Nadie puede salvar a otro de sus dolores, de sus seísmos, de sus incendios elegidos. Cada uno tiene su precipicio del que enamorarse, el huracán que lo hace sentir tan vivo como devastado acaba dejando su pasado cuando éste se dirige al porvenir.
Intentamos rescatar al resto para que no les duela, para que no tropiecen, pero cada uno toma sus decisiones, cada uno hace sus elecciones y poco podemos prevenir. ¿Qué le dices al joven que vive una relación de bandazos en la que alterna tormento con pasión en carne viva? ¿Que se aparte de alguien que le provoca ese fuego irreparable? ¿Que renuncie a esos minutos que nunca más tendrá en su vida? ¿Que no juegue el torneo? ¿Te dejarías tú convencer por alguien que te dijera eso? ¿Por alguien que te sugiriera que midieras, mientras tú flotas por encima del colchón al lado del rostro más hermoso, del cuerpo más devastador?
Necesitan vivir esas pieles para aprender que esos amores dan muy buenos poemas y muy malos momentos, noches de ensueño y días rotos, expediciones a lo desconocido y el asco de los sueños al romperse contra el suelo, cumbres y plagas. Necesitan esa pasión destructiva para aprender algo, lo que sea que necesiten aprender: que ningún amor puede salvarlos, que la pasión es impagable pero se apaga y entonces deja al descubierto un amor raquítico de vuelos sin motor y pérdida de todo. Tienen que perder para crecer. Perder, solo eso. Necesitan perder la inocencia, probarlo, golpearse, deshacerse en el placer, acribillarse, diluirse el uno en el otro, romperse el uno al otro, matarse el uno al otro, beber del manantial de sus sentidos antes de pisar tierra firme.
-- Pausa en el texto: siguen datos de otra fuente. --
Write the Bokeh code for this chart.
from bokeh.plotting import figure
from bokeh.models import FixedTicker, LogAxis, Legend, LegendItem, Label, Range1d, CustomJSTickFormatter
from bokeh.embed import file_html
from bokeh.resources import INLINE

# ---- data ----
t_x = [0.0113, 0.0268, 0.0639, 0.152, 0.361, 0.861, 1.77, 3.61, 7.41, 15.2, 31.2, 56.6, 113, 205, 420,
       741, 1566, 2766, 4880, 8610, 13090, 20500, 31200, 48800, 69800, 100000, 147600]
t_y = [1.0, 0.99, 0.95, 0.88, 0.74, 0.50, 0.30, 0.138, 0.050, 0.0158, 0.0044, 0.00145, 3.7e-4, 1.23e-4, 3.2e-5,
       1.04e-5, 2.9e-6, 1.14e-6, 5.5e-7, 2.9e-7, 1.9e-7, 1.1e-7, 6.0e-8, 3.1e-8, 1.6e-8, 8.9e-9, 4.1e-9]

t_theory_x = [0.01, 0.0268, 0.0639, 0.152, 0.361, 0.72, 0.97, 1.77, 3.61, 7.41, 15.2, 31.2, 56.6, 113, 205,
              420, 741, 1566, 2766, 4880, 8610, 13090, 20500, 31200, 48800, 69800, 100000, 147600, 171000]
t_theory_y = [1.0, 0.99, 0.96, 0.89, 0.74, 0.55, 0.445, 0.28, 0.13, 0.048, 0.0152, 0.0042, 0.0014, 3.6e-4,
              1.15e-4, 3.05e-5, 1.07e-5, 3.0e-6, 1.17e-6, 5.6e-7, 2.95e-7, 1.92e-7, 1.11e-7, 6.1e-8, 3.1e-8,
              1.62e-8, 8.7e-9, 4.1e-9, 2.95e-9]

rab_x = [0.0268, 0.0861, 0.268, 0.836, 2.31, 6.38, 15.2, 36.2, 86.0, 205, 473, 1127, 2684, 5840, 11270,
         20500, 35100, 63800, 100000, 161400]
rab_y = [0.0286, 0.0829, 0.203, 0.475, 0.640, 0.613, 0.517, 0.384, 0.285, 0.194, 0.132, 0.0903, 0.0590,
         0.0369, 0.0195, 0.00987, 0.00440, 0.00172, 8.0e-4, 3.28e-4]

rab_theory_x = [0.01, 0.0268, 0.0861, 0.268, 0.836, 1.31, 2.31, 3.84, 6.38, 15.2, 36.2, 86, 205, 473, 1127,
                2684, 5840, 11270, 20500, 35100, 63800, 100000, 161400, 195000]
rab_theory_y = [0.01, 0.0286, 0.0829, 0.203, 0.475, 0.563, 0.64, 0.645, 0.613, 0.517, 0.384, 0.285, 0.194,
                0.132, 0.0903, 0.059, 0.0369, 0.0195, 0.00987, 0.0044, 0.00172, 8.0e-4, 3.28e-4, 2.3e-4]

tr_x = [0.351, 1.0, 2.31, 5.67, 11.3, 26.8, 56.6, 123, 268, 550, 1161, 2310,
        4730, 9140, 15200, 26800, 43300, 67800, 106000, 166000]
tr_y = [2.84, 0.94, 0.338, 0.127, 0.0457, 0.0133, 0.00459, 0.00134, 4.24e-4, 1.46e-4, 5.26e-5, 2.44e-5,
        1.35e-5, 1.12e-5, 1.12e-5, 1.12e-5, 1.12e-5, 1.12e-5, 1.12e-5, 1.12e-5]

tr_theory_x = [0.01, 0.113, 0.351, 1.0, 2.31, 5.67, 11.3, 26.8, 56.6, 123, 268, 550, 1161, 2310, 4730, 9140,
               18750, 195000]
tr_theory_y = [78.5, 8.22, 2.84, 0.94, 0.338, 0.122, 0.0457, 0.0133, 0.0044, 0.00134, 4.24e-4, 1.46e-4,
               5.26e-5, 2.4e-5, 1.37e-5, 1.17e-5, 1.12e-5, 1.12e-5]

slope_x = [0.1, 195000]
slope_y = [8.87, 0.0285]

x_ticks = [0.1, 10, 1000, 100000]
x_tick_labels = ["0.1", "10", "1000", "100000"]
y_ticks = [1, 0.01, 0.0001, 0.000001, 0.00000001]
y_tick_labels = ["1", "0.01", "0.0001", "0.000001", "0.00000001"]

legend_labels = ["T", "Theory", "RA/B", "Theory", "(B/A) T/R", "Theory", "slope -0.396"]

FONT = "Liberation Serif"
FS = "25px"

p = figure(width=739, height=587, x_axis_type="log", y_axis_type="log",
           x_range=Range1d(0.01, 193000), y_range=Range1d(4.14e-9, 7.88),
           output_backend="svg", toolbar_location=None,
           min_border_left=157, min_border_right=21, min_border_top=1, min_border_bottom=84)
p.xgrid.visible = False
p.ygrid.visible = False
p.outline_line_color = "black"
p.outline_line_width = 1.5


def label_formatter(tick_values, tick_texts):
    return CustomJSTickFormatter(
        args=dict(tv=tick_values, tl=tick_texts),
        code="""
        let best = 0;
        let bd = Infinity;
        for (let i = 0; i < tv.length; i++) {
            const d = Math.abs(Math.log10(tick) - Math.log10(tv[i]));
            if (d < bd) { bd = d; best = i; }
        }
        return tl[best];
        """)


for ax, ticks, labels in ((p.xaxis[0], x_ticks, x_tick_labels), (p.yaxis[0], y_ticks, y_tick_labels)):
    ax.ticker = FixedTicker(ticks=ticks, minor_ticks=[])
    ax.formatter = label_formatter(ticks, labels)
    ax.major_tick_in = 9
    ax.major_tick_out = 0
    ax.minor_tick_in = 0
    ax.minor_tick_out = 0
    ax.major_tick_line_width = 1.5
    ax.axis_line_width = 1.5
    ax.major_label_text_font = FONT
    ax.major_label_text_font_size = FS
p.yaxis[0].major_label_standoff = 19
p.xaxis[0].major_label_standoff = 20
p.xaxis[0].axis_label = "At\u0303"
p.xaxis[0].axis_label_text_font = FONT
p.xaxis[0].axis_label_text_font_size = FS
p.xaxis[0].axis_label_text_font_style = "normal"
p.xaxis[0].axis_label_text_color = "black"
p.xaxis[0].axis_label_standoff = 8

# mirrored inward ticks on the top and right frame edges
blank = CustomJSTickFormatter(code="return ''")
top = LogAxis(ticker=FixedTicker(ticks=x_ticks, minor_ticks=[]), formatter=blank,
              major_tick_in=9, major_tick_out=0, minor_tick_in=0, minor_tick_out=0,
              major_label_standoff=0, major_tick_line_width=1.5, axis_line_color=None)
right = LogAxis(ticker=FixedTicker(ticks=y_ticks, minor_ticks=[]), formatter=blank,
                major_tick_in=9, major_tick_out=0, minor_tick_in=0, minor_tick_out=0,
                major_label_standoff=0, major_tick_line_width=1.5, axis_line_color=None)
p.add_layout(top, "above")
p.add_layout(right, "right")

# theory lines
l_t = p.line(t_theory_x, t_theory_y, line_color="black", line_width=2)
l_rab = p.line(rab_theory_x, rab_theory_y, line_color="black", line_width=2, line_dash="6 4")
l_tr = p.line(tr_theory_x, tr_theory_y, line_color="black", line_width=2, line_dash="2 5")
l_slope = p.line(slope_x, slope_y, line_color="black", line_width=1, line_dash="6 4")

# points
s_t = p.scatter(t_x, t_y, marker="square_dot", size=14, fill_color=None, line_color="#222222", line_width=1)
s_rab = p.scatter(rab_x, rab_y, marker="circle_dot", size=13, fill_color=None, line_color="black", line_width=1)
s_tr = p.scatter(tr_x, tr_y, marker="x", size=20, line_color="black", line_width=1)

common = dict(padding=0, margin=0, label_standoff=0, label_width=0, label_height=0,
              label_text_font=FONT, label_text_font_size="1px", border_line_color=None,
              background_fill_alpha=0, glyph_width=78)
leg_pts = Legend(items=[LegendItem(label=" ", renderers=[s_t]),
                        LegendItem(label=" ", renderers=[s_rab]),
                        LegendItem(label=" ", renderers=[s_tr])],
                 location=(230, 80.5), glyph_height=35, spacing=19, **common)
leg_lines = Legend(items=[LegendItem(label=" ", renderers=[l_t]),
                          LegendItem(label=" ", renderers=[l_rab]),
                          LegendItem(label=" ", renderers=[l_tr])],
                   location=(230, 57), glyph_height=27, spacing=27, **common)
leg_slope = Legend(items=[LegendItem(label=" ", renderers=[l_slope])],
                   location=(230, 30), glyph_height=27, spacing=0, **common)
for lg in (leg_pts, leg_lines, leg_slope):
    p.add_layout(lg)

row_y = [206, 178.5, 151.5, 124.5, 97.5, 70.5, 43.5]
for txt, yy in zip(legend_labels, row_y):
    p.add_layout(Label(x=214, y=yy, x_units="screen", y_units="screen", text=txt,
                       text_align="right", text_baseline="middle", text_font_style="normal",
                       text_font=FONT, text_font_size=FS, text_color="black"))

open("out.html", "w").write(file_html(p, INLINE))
Y nos duele. Nos duele no poder rescatarlos de aquello que nosotros vemos (o ya vimos en nosotros) y ellos, ciegos de saliva no ven. Pero no podemos vivir por nadie, aprender por ellos, traspasar nuestra experiencia con las manos como quien entrega un paquete a otro. Cada cual tiene su tiempo, cada corazón se rompe de un modo y cada uno elige el camino para ser feliz aunque en este caso sea el camino para dejar de serlo. Porque el fuego que arrasa solo deja ceniza a su paso y hay que asumirlo. Porque el amigo o la hermana que se hunde en esos rotos algo tiene que probar, algo tiene que aprender y hay que hacerlo, sea como sea, dejar libre la pista para que se estrelle a su manera y esperar. Esperar a que un día ya esté todo lo suficientemente roto como para que solo le quede un amigo o un familiar al que agarrarse para salir de la espiral que nos fabrica la pasión cuando es sin parachoques. Y ahí estaremos esperando para ayudar, como otros lo estuvieron con nosotros.
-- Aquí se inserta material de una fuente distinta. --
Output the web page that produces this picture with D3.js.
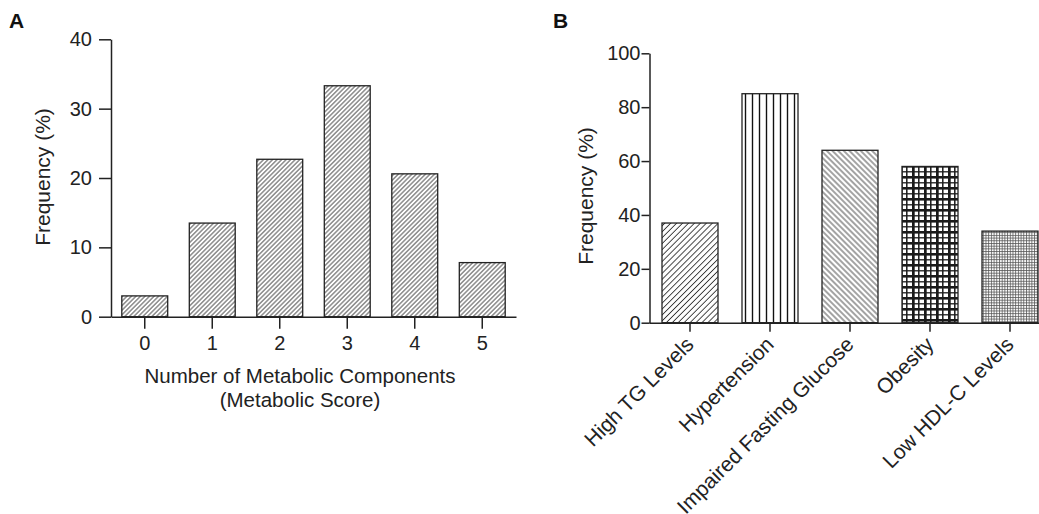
<!DOCTYPE html>
<html>
<head>
<meta charset="utf-8">
<script src="https://cdn.jsdelivr.net/npm/d3@7"></script>
<style>
  body { margin: 0; background: #fff; }
  svg { display: block; font-family: "Liberation Sans", Arial, Helvetica, sans-serif; }
</style>
</head>
<body>
<svg id="chart" width="1039" height="514"></svg>
<script>
//
// Data
//

// panel A: metabolic score distribution
var scoreCategories = ['0', '1', '2', '3', '4', '5']
var scoreFreq = [3.0, 13.5, 22.7, 33.3, 20.6, 7.8]
var scoreTicks = [0, 10, 20, 30, 40]

// panel B: prevalence of each component
var componentCategories = ['High TG Levels', 'Hypertension', 'Impaired Fasting Glucose', 'Obesity', 'Low HDL-C Levels']
var componentFreq = [37, 85, 64, 58, 34]
var componentTicks = [0, 20, 40, 60, 80, 100]

//
// Setup
//

var ink = '#222'
var svg = d3.select('#chart')
var defs = svg.append('defs')

// hatch with parallel lines, rotated
function hatch(id, gap, angle, color, width) {
  var p = defs.append('pattern')
    .attr('id', id)
    .attr('patternUnits', 'userSpaceOnUse')
    .attr('width', gap).attr('height', gap)
    .attr('patternTransform', 'rotate(' + angle + ')')
  p.append('line')
    .attr('x1', gap / 2).attr('y1', 0).attr('x2', gap / 2).attr('y2', gap)
    .attr('stroke', color).attr('stroke-width', width)
}

hatch('hatchA', 3.2, 45, '#333', 0.85)
hatch('hatchUp', 4.2, 45, '#333', 0.9)
hatch('hatchDown', 4.0, -45, '#333', 0.9)
hatch('vlines', 7, 0, '#111', 1.4)

// heavy grid (obesity)
var pg = defs.append('pattern')
  .attr('id', 'heavyGrid')
  .attr('patternUnits', 'userSpaceOnUse')
  .attr('width', 12).attr('height', 11)
pg.append('rect').attr('width', 12).attr('height', 11).attr('fill', '#fff')
pg.append('line').attr('x1', 1.3).attr('y1', 0).attr('x2', 1.3).attr('y2', 11).attr('stroke', '#1a1a1a').attr('stroke-width', 2.8)
pg.append('line').attr('x1', 6.8).attr('y1', 0).attr('x2', 6.8).attr('y2', 11).attr('stroke', '#1a1a1a').attr('stroke-width', 1.5)
pg.append('line').attr('x1', 0).attr('y1', 1.3).attr('x2', 12).attr('y2', 1.3).attr('stroke', '#1a1a1a').attr('stroke-width', 2.6)
pg.append('line').attr('x1', 0).attr('y1', 6.8).attr('x2', 12).attr('y2', 6.8).attr('stroke', '#1a1a1a').attr('stroke-width', 1.3)

// fine grid (low HDL-C)
var fg = defs.append('pattern')
  .attr('id', 'fineGrid')
  .attr('patternUnits', 'userSpaceOnUse')
  .attr('width', 2.7).attr('height', 2.7)
fg.append('rect').attr('width', 2.7).attr('height', 2.7).attr('fill', '#fff')
fg.append('line').attr('x1', 0.5).attr('y1', 0).attr('x2', 0.5).attr('y2', 2.7).attr('stroke', '#555').attr('stroke-width', 0.8)
fg.append('line').attr('x1', 0).attr('y1', 0.5).attr('x2', 2.7).attr('y2', 0.5).attr('stroke', '#555').attr('stroke-width', 0.8)

var fillsB = ['hatchUp', 'vlines', 'hatchDown', 'heavyGrid', 'fineGrid']

function styleAxis(g, size) {
  g.select('.domain').attr('stroke', ink).attr('stroke-width', 1.5)
  g.selectAll('.tick line').attr('stroke', ink).attr('stroke-width', 1.5)
  g.selectAll('.tick text').attr('fill', ink).style('font-size', size + 'px')
  g.attr('font-family', null).attr('font-size', null)
}

//
// Panel A
//

var xA = d3.scaleBand()
  .domain(scoreCategories)
  .range([111, 516])
  .paddingInner(0.32)
  .paddingOuter(0.16)

var yA = d3.scaleLinear()
  .domain([0, 40])
  .range([316.7, 39.3])

var panelA = svg.append('g')

panelA.selectAll('rect')
  .data(scoreFreq)
  .enter()
  .append('rect')
  .attr('x', (d, i) => xA(scoreCategories[i]))
  .attr('y', d => yA(d))
  .attr('width', xA.bandwidth())
  .attr('height', d => yA(0) - yA(d))
  .attr('fill', 'url(#hatchA)')
  .attr('stroke', ink)
  .attr('stroke-width', 1.3)

panelA.append('g')
  .attr('transform', 'translate(111,0)')
  .call(d3.axisLeft(yA).tickValues(scoreTicks).tickSize(12).tickPadding(7).tickSizeOuter(0))
  .call(styleAxis, 20)

panelA.append('g')
  .attr('transform', 'translate(0,' + yA(0) + ')')
  .call(d3.axisBottom(xA).tickSize(12).tickPadding(7).tickSizeOuter(0))
  .call(styleAxis, 20)

panelA.append('text')
  .attr('transform', 'translate(50,177) rotate(-90)')
  .attr('text-anchor', 'middle')
  .attr('fill', ink)
  .style('font-size', '21px')
  .text('Frequency (%)')

panelA.append('text')
  .attr('x', 300).attr('y', 383)
  .attr('text-anchor', 'middle')
  .attr('fill', ink)
  .style('font-size', '20.5px')
  .text('Number of Metabolic Components')

panelA.append('text')
  .attr('x', 300).attr('y', 407)
  .attr('text-anchor', 'middle')
  .attr('fill', ink)
  .style('font-size', '20.5px')
  .text('(Metabolic Score)')

svg.append('text')
  .attr('x', 9).attr('y', 28)
  .attr('fill', '#111')
  .style('font-size', '21px')
  .style('font-weight', 'bold')
  .text('A')

//
// Panel B
//

var xB = d3.scaleBand()
  .domain(componentCategories)
  .range([650, 1050])
  .paddingInner(0.3)
  .paddingOuter(0.15)

var yB = d3.scaleLinear()
  .domain([0, 100])
  .range([322.7, 53.3])

var panelB = svg.append('g')

panelB.selectAll('rect')
  .data(componentFreq)
  .enter()
  .append('rect')
  .attr('x', (d, i) => xB(componentCategories[i]))
  .attr('y', d => yB(d))
  .attr('width', xB.bandwidth())
  .attr('height', d => yB(0) - yB(d))
  .attr('fill', (d, i) => 'url(#' + fillsB[i] + ')')
  .attr('stroke', ink)
  .attr('stroke-width', 1.3)

panelB.append('g')
  .attr('transform', 'translate(649.5,0)')
  .call(d3.axisLeft(yB).tickValues(componentTicks).tickSize(8).tickPadding(1).tickSizeOuter(0))
  .call(styleAxis, 20)

var axisB = panelB.append('g')
  .attr('transform', 'translate(0,' + yB(0) + ')')
  .call(d3.axisBottom(xB).tickSize(9).tickSizeOuter(0))
  .call(styleAxis, 21)

axisB.select('.domain').attr('d', 'M649.5,0.5H1039')

axisB.selectAll('.tick text')
  .attr('x', 0).attr('y', 0).attr('dy', null)
  .attr('text-anchor', 'end')
  .attr('transform', 'translate(5,23) rotate(-45)')

panelB.append('text')
  .attr('transform', 'translate(593,196) rotate(-90)')
  .attr('text-anchor', 'middle')
  .attr('fill', ink)
  .style('font-size', '21px')
  .text('Frequency (%)')

svg.append('text')
  .attr('x', 553).attr('y', 28)
  .attr('fill', '#111')
  .style('font-size', '21px')
  .style('font-weight', 'bold')
  .text('B')
</script>
</body>
</html>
He escrito esto porque tengo un amigo que pasa por esto y ha dejado sin pistas a una mujer maravillosa con un agujero en la tripa. La ha cambiado por una pasión ciega de caballo desatado, atizado por un deseo inabarcable que le clava las espuelas y no se ve capaz más que de una cosa: correr hacia ese cuerpo. Correr sonámbulo, en un sprint hacia una pared con nombre de mujer. Pobre. Le deseo la mejor de las suertes porque le va a hacer falta. No sabe dónde se ha metido, ni lo más importante, en quién se ha metido.